When cooking and eating pasta, I always do my best to uphold Italian traditions, such as pairing the correct pasta shape with the sauce, cooking pasta al dente and never using a spoon.

 

However, there is a pasta dish out there where I throw all of these rules away, it’s my ultimate comfort food, Cincinnati chili. Incredibly polarizing, the meat sauce (I use lentils) is seasoned with the whole baking spice rack (cumin, cinnamon, allspice, cloves, pepper flakes, bay leaf and cocoa) and topped with a mountain of finely grated yellow cheddar cheese.

 

The local lore about this delicious monstrosity is that last century, Greek food cart vendors were struggling in Cincinnati, which had a predominately German population.
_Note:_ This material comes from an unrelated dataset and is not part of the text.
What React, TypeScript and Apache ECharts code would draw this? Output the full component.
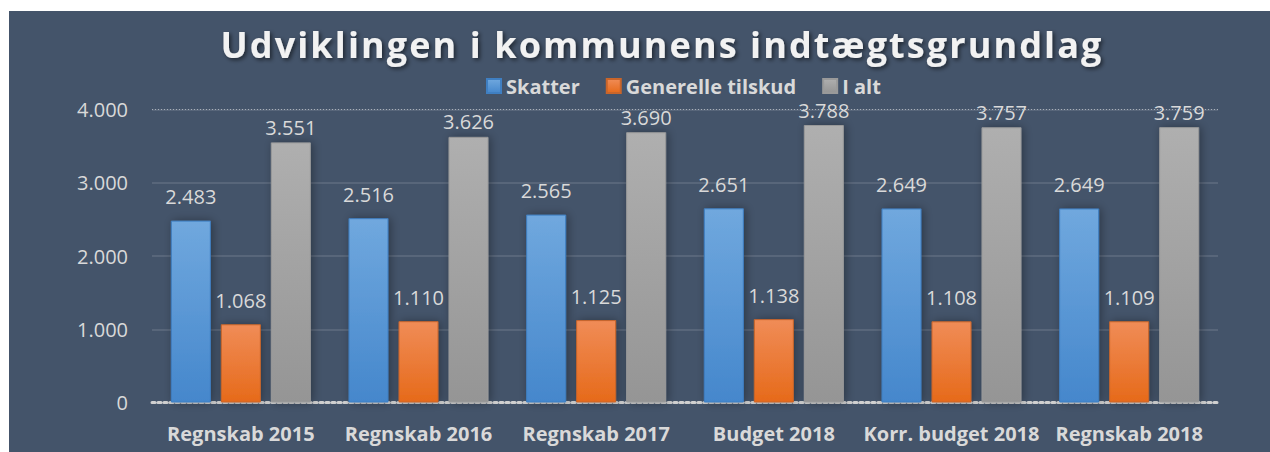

So the Greeks got creative and started pouring their Pastitsio sauce over Wiener Würstchen (hot dogs) and adding cheese and onion toppings. The street food was a hit and restaurants soon opened where the sauce was also added to pasta.

 

When pairing wine with Cincinnati chili, I returned to tradition and looked to Greek wine. I would recommend a full-bodied Xinomavro, Agiorgitiko or Saperavi.

 

Does this recipe make you feel curious or horrified? The NY Times has a surprisingly spot on recipe, let me know if you try it!

 

What are your pasta confessions? Don’t worry, I won’t tell!